A pretty savage sell off in ETH over the last few weeks, dropping from a high of $408 USD on the day of the record breaking BANCOR ICO to a low of just $204 USD last night, that's a drop of 50% in just 15 days. Oversold perhaps? Have a look at the charts for ETH in both USD and BTC. There are some similarities. Both are showing a double bottom formation with volume at an established key level, followed by a rally over the last 10 hours that has gone on to make a higher high than was made between the lows. Looks to me like a decent technical indicator that the selling might be over for now. I'm thinking that perhaps some of those big ICOs might have finished cashing out their ETH to fund their projects and the bull run in ETH might resume? DYOR
plenty more ico's in the pipeline to send it even lower, maybe you have caught the falling knife for now.
ICOs send it up during the crowdsales....and down afterwards as the projects liquidate for cash. So, to the contrary, your ICOs in the pipeline are just as likely to push it UP in the short term.
http://www.zerohedge.com/news/2017-06-28/ethereum-soars-30-tops-300-after-wef-blockchain-report More about fundamentals than technicals, but perhaps it explains the technical pattern with strong support at the key level.
I was looking at Ethereum's blockchain size and was a bit stumped by the size. Ethereum's blockchain is currently 78.5GB, but last i checked it was growing at 43MB per day (9.37 KB per block x 4590 blocks in last 24hrs) which is about 15.7GB per year. Ethereum's first block was mined almost 2 years ago to the day and it's been only the last 6 months where it's getting a lot of traction. So you can assume in the first year it's blockchain would have grown at a much smaller rate. So if currently it's growing at 15.7GB per year (based on current 24h trend) how is the blockchain 78.5GB? I'm clearly missing something, can someone please help me understand. info from https://bitinfocharts.com/ethereum
The block size is dependent on the amount of transactions taking place and the gas price, so you can get big blocks or little ones 9.5 KB might be an average but it has been up to at least 90 KB or so at times. https://ethereum.stackexchange.com/questions/1106/is-there-a-limit-for-transaction-size/1110#1110
Ok the numbers they are saying on that site would makes more sense. But over here https://bitinfocharts.com/comparison/ethereum-size.html they show nothing crazy going on with the blocksize on average. The average is all you need to know as it's the number that if constant would represent the total size. So if there was a 650, 3 and 8KB block then the average would be 220.3KB. So the fact that there was a high one wouldn't matter. The chart seems to be showing the average blocksize per 24hrs. The stats on the site i linked seems to add up fine with Bitcoin and Litecoin. I still haven't fully got my head around Ethereum.

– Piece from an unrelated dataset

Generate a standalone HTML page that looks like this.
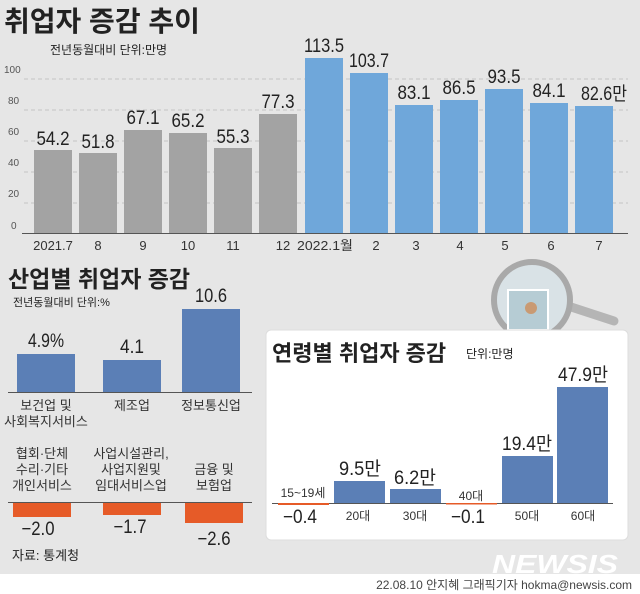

I'm not sure though if that includes all the erc-20 tokens riding on top of the Ethereum blockchain though or just the ETH blocksize itself. The network/blockchain itself carry's all the Tokens built on top of the platform and all their transactions as well, hence the gas/transaction price increase and slowdowns with the current ICO craziness. http://www.coindesk.com/ethereums-erc-20-tokens-rage-anyway/
yea i see what you're saying. I wonder if there is anywhere that will show the full split on whats what. Then maybe it's like Segwit, where it's split up as a separate thing, but with Ethereum it still puts it all in the overall blockchain.